It’s just data

HTML5 Interoperability

Brian Hogan: I am getting really, really tired of Mozilla screwing up the HTML5 specification. First it’s video, and now "we’re never supporting Web SQL"

By video, I’m assuming that Brian is referring to the fact that Mozilla does not plan to implement H.264.  The story on H.264 is still a bit complicated. I’ll also add that the full story on video includes WebM, Ogg Theora, and even Flash and Silverlight, at least as fallbacks.

With respect to Web SQL, what would be needed is for somebody to define an interoperable dialect of SQL which would be support multiple interoperable implementations.  Statements like User agents must implement the SQL dialect supported by Sqlite 3.6.19 will never fly.  Additionally, not everybody agrees that stringifying SQL statements is JavaScript is desirable.


samruby: @bphogan http://intertwingly.net/blog/2010/06/27/HTML5-Interoperability (sorry for the delay, I don't read tweets much)

samruby: @bphogan [link] (sorry for the delay, I don’t read tweets much)...
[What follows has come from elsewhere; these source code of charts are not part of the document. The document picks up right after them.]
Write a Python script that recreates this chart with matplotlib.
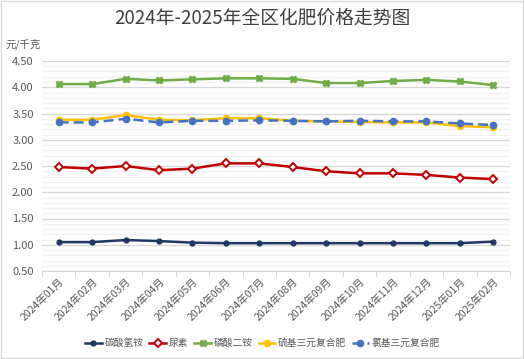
import matplotlib.pyplot as plt
from matplotlib.ticker import MultipleLocator, FixedLocator, NullFormatter

plt.rcParams['font.family'] = ['Noto Sans CJK SC', 'DejaVu Sans']

months = ['2024年01月', '2024年02月', '2024年03月', '2024年04月', '2024年05月',
          '2024年06月', '2024年07月', '2024年08月', '2024年09月', '2024年10月',
          '2024年11月', '2024年12月', '2025年01月', '2025年02月']
tansuan = [1.05, 1.05, 1.09, 1.07, 1.04, 1.03, 1.03, 1.03, 1.03, 1.03, 1.03, 1.03, 1.03, 1.06]
niaosu = [2.48, 2.45, 2.50, 2.42, 2.45, 2.55, 2.55, 2.48, 2.40, 2.36, 2.36, 2.33, 2.28, 2.25]
linsuan = [4.06, 4.06, 4.16, 4.13, 4.15, 4.17, 4.17, 4.16, 4.08, 4.08, 4.12, 4.14, 4.11, 4.04]
liuji = [3.38, 3.38, 3.47, 3.38, 3.37, 3.41, 3.41, 3.36, 3.35, 3.34, 3.33, 3.33, 3.26, 3.24]
lvji = [3.33, 3.33, 3.40, 3.33, 3.36, 3.36, 3.37, 3.36, 3.35, 3.36, 3.35, 3.35, 3.31, 3.28]

fig = plt.figure(figsize=(5.25, 3.59), dpi=100)
ax = fig.add_axes([42 / 525, 1 - 271 / 359, 468 / 525, 210 / 359])
x = list(range(len(months)))

ax.plot(x, tansuan, color='#1F3864', lw=1.8, marker='o', ms=3.5, label='碳酸氢铵')
ax.plot(x, niaosu, color='#C00000', lw=1.8, marker='D', ms=4, mfc='white', mew=1.4, label='尿素')
ax.plot(x, linsuan, color='#70AD47', lw=1.8, marker='X', ms=4.5, label='磷酸二铵')
ax.plot(x, liuji, color='#FFC000', lw=1.8, marker='o', ms=4.5, label='硫基三元复合肥')
ax.plot(x, lvji, color='#4472C4', lw=1.8, ls=(0, (4, 2)), marker='o', ms=4.5, label='氯基三元复合肥')

ax.set_xlim(-0.5, len(months) - 0.5)
ax.set_ylim(0.5, 4.5)
ax.yaxis.set_major_locator(MultipleLocator(0.5))
ax.yaxis.set_minor_locator(MultipleLocator(0.1))
ax.yaxis.set_major_formatter(plt.FuncFormatter(lambda v, p: f'{v:.2f}'))
ax.grid(which='major', axis='y', color='#D9D9D9', lw=1)
ax.grid(which='minor', axis='y', color='#F2F2F2', lw=1)
ax.set_axisbelow(True)

ax.xaxis.set_major_locator(FixedLocator([i - 0.5 for i in range(len(months) + 1)]))
ax.xaxis.set_major_formatter(NullFormatter())
ax.xaxis.set_minor_locator(FixedLocator(x))
ax.set_xticklabels(months, minor=True, rotation=45, ha='right', rotation_mode='anchor',
                   fontsize=7.5, color='#595959')
ax.tick_params(axis='x', which='major', length=4, color='#D9D9D9')
ax.tick_params(axis='x', which='minor', length=0, pad=4)
ax.tick_params(axis='y', which='both', length=0, labelsize=8, labelcolor='#595959', pad=6)

for s in ['top', 'right', 'left']:
    ax.spines[s].set_visible(False)
ax.spines['bottom'].set_color('#D9D9D9')

fig.text(0.5, 1 - 18 / 359, '2024年-2025年全区化肥价格走势图', ha='center', va='center',
         fontsize=13.5, color='#404040')
fig.text(5 / 525, 1 - 44 / 359, '元/千克', ha='left', va='center', fontsize=7.5, color='#595959')

fig.legend(loc='center', bbox_to_anchor=(0.5, 1 - 343 / 359), ncol=5, frameon=False,
           fontsize=7, handlelength=1.7, columnspacing=0.6, handletextpad=0.3,
           labelcolor='#595959')

fig.patches.append(plt.Rectangle((0.002, 0.003), 0.994, 0.994, transform=fig.transFigure,
                                 fill=False, edgecolor='#D9D9D9', lw=1))

fig.savefig('out.png', dpi=100)
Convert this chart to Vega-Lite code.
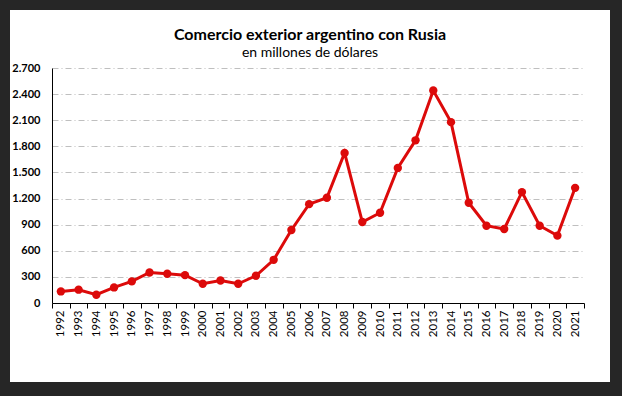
{
  "$schema": "https://vega.github.io/schema/vega-lite/v6.json",
  "width": 600,
  "height": 372,
  "autosize": "none",
  "padding": {"left": 10, "top": 10, "right": 12, "bottom": 14},
  "background": "#262626",
  "title": {
    "text": "Comercio exterior argentino con Rusia",
    "subtitle": "en millones de dólares",
    "anchor": "middle",
    "frame": "group",
    "offset": -50,
    "font": "Lato",
    "fontSize": 16,
    "fontWeight": "bold",
    "color": "#000000",
    "subtitleFont": "Lato",
    "subtitleFontSize": 14,
    "subtitleColor": "#000000",
    "subtitlePadding": 3
  },
  "config": {
    "view": {"fill": "white", "stroke": null},
    "locale": {"number": {"decimal": ",", "thousands": ".", "grouping": [3], "currency": ["$", ""]}},
    "axis": {"labelFont": "Lato", "labelColor": "#000000"}
  },
  "data": {
    "values": [
      {"year": "1992", "value": 133},
      {"year": "1993", "value": 153},
      {"year": "1994", "value": 95},
      {"year": "1995", "value": 179},
      {"year": "1996", "value": 248},
      {"year": "1997", "value": 351},
      {"year": "1998", "value": 336},
      {"year": "1999", "value": 320},
      {"year": "2000", "value": 221},
      {"year": "2001", "value": 259},
      {"year": "2002", "value": 221},
      {"year": "2003", "value": 313},
      {"year": "2004", "value": 496},
      {"year": "2005", "value": 839},
      {"year": "2006", "value": 1136},
      {"year": "2007", "value": 1209},
      {"year": "2008", "value": 1724},
      {"year": "2009", "value": 930},
      {"year": "2010", "value": 1037},
      {"year": "2011", "value": 1552},
      {"year": "2012", "value": 1869},
      {"year": "2013", "value": 2441},
      {"year": "2014", "value": 2078},
      {"year": "2015", "value": 1152},
      {"year": "2016", "value": 888},
      {"year": "2017", "value": 850},
      {"year": "2018", "value": 1274},
      {"year": "2019", "value": 888},
      {"year": "2020", "value": 774},
      {"year": "2021", "value": 1323}
    ]
  },
  "encoding": {
    "x": {
      "field": "year",
      "type": "ordinal",
      "scale": {"range": [42, 574], "paddingInner": 0, "paddingOuter": 0},
      "axis": {
        "title": null,
        "offset": -79,
        "grid": false,
        "tickBand": "extent",
        "tickSize": 5,
        "tickColor": "#000000",
        "domainColor": "#000000",
        "labelAngle": -90,
        "labelAlign": "right",
        "labelBaseline": "middle",
        "labelFontSize": 11.5,
        "labelPadding": 2
      }
    },
    "y": {
      "field": "value",
      "type": "quantitative",
      "scale": {"domain": [0, 2700], "range": [293, 58], "nice": false},
      "axis": {
        "title": null,
        "offset": -42,
        "values": [0, 300, 600, 900, 1200, 1500, 1800, 2100, 2400, 2700],
        "format": ",d",
        "ticks": false,
        "tickSize": 0,
        "labelPadding": 12,
        "labelFontSize": 11,
        "labelFontWeight": "bold",
        "domainColor": "#000000",
        "grid": true,
        "gridColor": "#bfbfbf",
        "gridDash": [6, 3, 1, 3],
        "gridWidth": 1
      }
    }
  },
  "layer": [
    {"mark": {"type": "line", "color": "#dc0a0a", "strokeWidth": 3}},
    {"mark": {"type": "circle", "color": "#dc0a0a", "size": 70, "opacity": 1}}
  ]
}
Excerpt from Twitter / samruby at

Yeah, also, SQL is not a particularly great way to manage remote client-side data because instead of having to deal with just one version of your data schema, you potentially have quite a few different versions out in the wild.  That means you have to figure which version of the schema you’re dealing with and carefully migrate to the version of the schema your system actually expects.  And you potentially need to run this check every time the page is loaded.  Schema-less data stores make so much more sense for local storage in the browser.

Posted by Bob Aman at

(That or else never change your schema.)

Posted by Bob Aman at

If your data structures have changed significantly, you still need to migrate the persisted data, which is typically more tedious and error-prone in schema-less storage because the storage backend provides no tools for it.

Not to dispute that schema-less storage makes more sense for client-side storage – it does. But that’s because it embodies a different set of trade-offs than schema-based storage. It simplifies the most common scenarios (primarily the addition of columns). It does not, however, magically remove the need for migration or cure its painfulness.

Complexity in the problem space is like a waterbed, if you push it away in one place it pops up in another.

(Cf. REST constraints vs RPC everything-goes.)

Posted by Aristotle Pagaltzis at

Being a Mozilla employee, I’m biased, but for what it’s worth: Those two particular things are a part of Mozilla’s effort to ensure the HTML5 spec and the implementation of it doesn’t screw up the web.